There is another way to study what is going on with a narcissist, however: look inside. In a study published in 2015, researchers at the University of Michigan recruited 43 boys aged 16 or 17 and asked them to fill out the Narcissism Personality Inventory, a questionnaire that primarily measures grandiose traits. The teenagers then played Cyberball, a virtual ball-tossing game, while their brain activity was measured using functional magnetic resonance imaging (fMRI), a noninvasive neuroimaging method that enables researchers to observe the brain at work.

Cyberball tests how well people deal with social exclusion. Participants are told that they're playing with two other people, although they are actually playing with a computer. In some rounds, the virtual players include the human participant; in others, the virtual players begin by tossing the ball to everyone but later pass it just between themselves—cutting the participant out of the game.

The teenagers with higher levels of grandiose narcissism turned out to have greater activity in the so-called social pain network than those with lower scores. This network is a collection of brain regions—including parts of the insula and the anterior cingulate cortex—that prior studies had found were associated with distress in the face of social exclusion. Interestingly, the researchers did not find differences in the boys' self-reports of distress. In another revealing fMRI study, Jauk and his Graz colleagues found that men (but not women) with higher levels of grandiose narcissism showed more activity in parts of the anterior cingulate cortex associated with negative emotions and social pain when viewing images of themselves compared with images of close friends or strangers.

The bodies of narcissists bear evidence of elevated stress. Studies indicate that men with more narcissism have higher levels of the stress hormone cortisol than those with less narcissism. In a 2020 study, Royce Lee, a psychiatrist at the University of Chicago, and his colleagues reported that people with NPD—as well as those with BPD—have greater concentrations of molecules associated with oxidative stress (a stress response seen at the cellular level) in their blood.
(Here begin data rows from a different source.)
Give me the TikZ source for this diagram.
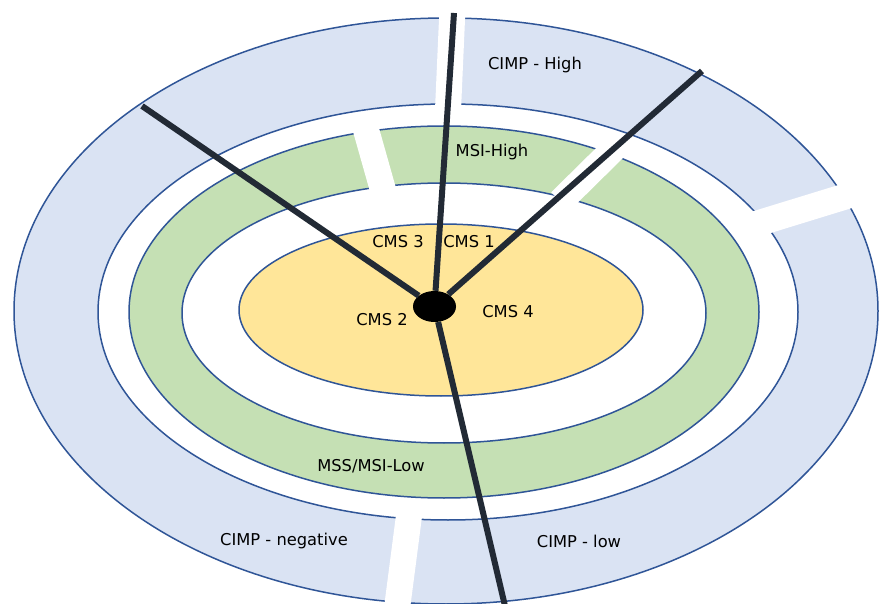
\documentclass[tikz,border=0pt]{standalone}
\usepackage{fontspec}
\setmainfont{DejaVu Sans}
\usetikzlibrary{shapes.geometric}
\definecolor{ringblue}{HTML}{DAE3F3}
\definecolor{ringgreen}{HTML}{C5E0B4}
\definecolor{coreyellow}{HTML}{FFE699}
\definecolor{edgeblue}{HTML}{2F5597}
\definecolor{spokegrey}{HTML}{222A35}

\begin{document}
\begin{tikzpicture}[x=1pt, y=-1pt,
    ring/.style={draw=edgeblue, line width=1.5pt, even odd rule},
    cut/.style={draw=white, line width=26pt},
    spokeline/.style={draw=spokegrey, line width=6pt},
    hubdot/.style={shape=ellipse, fill=black, minimum width=43pt, minimum height=31pt, inner sep=0pt},
    lbl/.style={font=\fontsize{16.3}{19}\selectfont, inner sep=0pt}]
    \useasboundingbox (0,0) rectangle (879,604);

    \path[ring, fill=ringblue] (446,311) ellipse (432 and 293) (448,312) ellipse (350 and 208);
    \path[ring, fill=ringgreen] (444,312) ellipse (315 and 186) (444,313) ellipse (262 and 130);
    \path[ring, fill=coreyellow] (441,310) ellipse (202 and 86);

    \draw[cut] (448,110) -- (452.5,8);
    \draw[cut] (748,226.4) -- (868,189.5);
    \draw[cut] (409.5,512) -- (396,616);
    \draw[cut] (364.3,123.8) -- (384.2,194.2);
    \draw[cut] (614.2,148.4) -- (560.3,201.6);

    \node[hubdot] (hub) at (434.5,306.5) {};
    \coordinate (tipTop) at (454,13);
    \coordinate (tipRight) at (702,71);
    \coordinate (tipLeft) at (142,106);
    \coordinate (tipBottom) at (505,606);
    \draw[spokeline] (hub) -- (tipTop);
    \draw[spokeline] (hub) -- (tipRight);
    \draw[spokeline] (hub) -- (tipLeft);
    \draw[spokeline] (hub) -- (tipBottom);

    \node[lbl] (cms3) at (398,242) {CMS 3};
    \node[lbl] (cms1) at (469,242) {CMS 1};
    \node[lbl] (cms2) at (382,320) {CMS 2};
    \node[lbl] (cms4) at (508,312) {CMS 4};
    \node[lbl] (msihigh) at (492,152) {MSI-High};
    \node[lbl] (msilow) at (371,466) {MSS/MSI-Low};
    \node[lbl] (cimphigh) at (535,65) {CIMP - High};
    \node[lbl] (cimpneg) at (284,541) {CIMP - negative};
    \node[lbl] (cimplow) at (579,541) {CIMP - low};
\end{tikzpicture}
\end{document}
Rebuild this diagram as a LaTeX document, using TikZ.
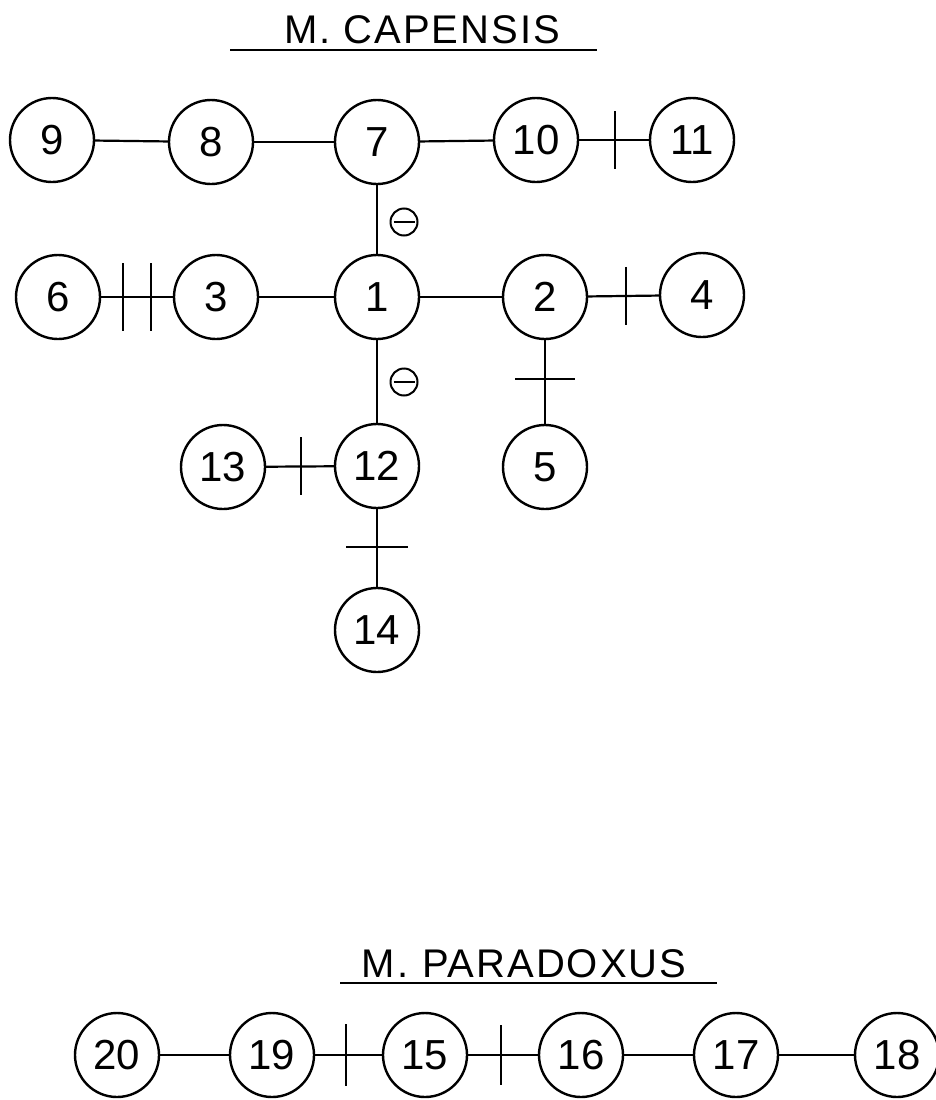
\documentclass[tikz,border=0pt]{standalone}
\usepackage{fontspec}
\setmainfont{Liberation Sans}
\begin{document}
\begin{tikzpicture}[x=1pt,y=-1pt,
  st/.style={circle, draw, line width=2.4pt, minimum size=84pt, inner sep=0pt, font=\fontsize{42}{42}\selectfont},
  link/.style={line width=2.2pt},
  tickl/.style={line width=2pt},
  signc/.style={circle, draw, line width=2pt, minimum size=27pt, inner sep=0pt,
    path picture={\draw[line width=2pt] ([xshift=3pt]path picture bounding box.west) -- ([xshift=-3pt]path picture bounding box.east);}},
  ttl/.style={font=\fontsize{40}{40}\selectfont\addfontfeatures{LetterSpace=5}, inner sep=0pt, anchor=base}]
\useasboundingbox (0,0) rectangle (936,1100);

% titles
\node[ttl] (tc) at (422,43) {M. CAPENSIS};
\coordinate (ucl) at (230,50); \coordinate (ucr) at (597,50);
\draw[link] (ucl) -- (ucr);
\node[ttl] (tp) at (524,977) {M.\hspace{14pt}PARADOXUS};
\coordinate (upl) at (340,983); \coordinate (upr) at (717,983);
\draw[link] (upl) -- (upr);

% M. capensis nodes
\node[st] (n9)  at (52,140)  {9};
\node[st] (n8)  at (211,142) {8};
\node[st] (n7)  at (377,142) {7};
\node[st] (n10) at (536,140) {10};
\node[st] (n11) at (692,140) {11};
\node[st] (n6)  at (58,297)  {6};
\node[st] (n3)  at (216,297) {3};
\node[st] (n1)  at (377,297) {1};
\node[st] (n2)  at (545,297) {2};
\node[st] (n4)  at (702,295) {4};
\node[st] (n13) at (223,467) {13};
\node[st] (n12) at (377,466) {12};
\node[st] (n5)  at (545,467) {5};
\node[st] (n14) at (377,630) {14};

% M. paradoxus nodes
\node[st] (n20) at (117,1055) {20};
\node[st] (n19) at (272,1055) {19};
\node[st] (n15) at (425,1055) {15};
\node[st] (n16) at (581,1055) {16};
\node[st] (n17) at (736,1055) {17};
\node[st] (n18) at (897,1055) {18};

% edges
\draw[link] (n9) -- (n8);
\draw[link] (n8) -- (n7);
\draw[link] (n7) -- (n10);
\draw[link] (n10) -- coordinate[pos=0.52] (t1011) (n11);
\draw[link] (n7) -- (n1);
\draw[link] (n6) -- coordinate[pos=0.3] (t63a) coordinate[pos=0.69] (t63b) (n3);
\draw[link] (n3) -- (n1);
\draw[link] (n1) -- (n2);
\draw[link] (n2) -- coordinate[pos=0.54] (t24) (n4);
\draw[link] (n1) -- (n12);
\draw[link] (n2) -- coordinate[pos=0.47] (t25) (n5);
\draw[link] (n13) -- coordinate[pos=0.52] (t1312) (n12);
\draw[link] (n12) -- coordinate[pos=0.49] (t1214) (n14);
\draw[link] (n20) -- (n19);
\draw[link] (n19) -- coordinate[pos=0.46] (t1915) (n15);
\draw[link] (n15) -- coordinate[pos=0.47] (t1516) (n16);
\draw[link] (n16) -- (n17);
\draw[link] (n17) -- (n18);

% cross ticks
\draw[tickl] ([yshift=29pt]t1011) -- ([yshift=-29pt]t1011);
\draw[tickl] ([yshift=34pt]t63a) -- ([yshift=-34pt]t63a);
\draw[tickl] ([yshift=34pt]t63b) -- ([yshift=-34pt]t63b);
\draw[tickl] ([yshift=29pt]t24) -- ([yshift=-29pt]t24);
\draw[tickl] ([xshift=-30pt]t25) -- ([xshift=30pt]t25);
\draw[tickl] ([yshift=29pt]t1312) -- ([yshift=-29pt]t1312);
\draw[tickl] ([xshift=-31pt]t1214) -- ([xshift=31pt]t1214);
\draw[tickl] ([yshift=31pt]t1915) -- ([yshift=-31pt]t1915);
\draw[tickl] ([yshift=30pt]t1516) -- ([yshift=-30pt]t1516);

% minus signs
\node[signc] (s71) at (404,222) {};
\node[signc] (s112) at (404,382) {};
\end{tikzpicture}
\end{document}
Such findings suggest that “vulnerability is always there but maybe not always expressed,” Jauk says. “And under particular circumstances, such as in the lab, you can observe signs of vulnerability at a physiological level, even if people say, ‘I don't have vulnerability.’” He adds, however, that these studies are far from the last word on the matter: many of them have a small number of subjects, and some have reported contradicting findings. Follow-up studies, ideally with a larger number of individuals, are needed to validate their results. The neuroscience of narcissism “is incredibly interesting, but at the same time, I'm very hesitant to interpret any of these results,” says Mitja Back, a psychologist at the University of Münster in Germany.

Toward Treatments

To date, there have been no randomized clinical trials for treatments specific for narcissistic personality disorder. Clinicians have, however, begun to adapt psychotherapies that have proved to be effective in other related conditions, such as borderline personality disorder. Treatments currently used include “mentalization,” which aims to help individuals make sense of both their own and others' mental states, and “transference,” which focuses on enhancing a person's ability to self-reflect, take the perspective of others and regulate their emotions. But there is still a dire need for effective treatments.

“People with pathological narcissism and narcissistic personality disorder have a reputation of not changing or dropping off from treatment,” Ronningstam says. “Instead of blaming that on them, the clinicians and researchers need to really further develop strategies that can be adjusted to the individual difference—and at the same time to focus on and promote change.”

Since discovering she has NPD, Tessa has started a YouTube channel called SpiritNarc where she posts videos about her experiences and perspectives on narcissism. “I really want the world to understand [narcissism],” she says. “I'm so sick of the narrative that's going around—people see the outside behavior and say, ‘This means these people are awful.’” What these people don't see, she adds, is the suffering that lies below the surface.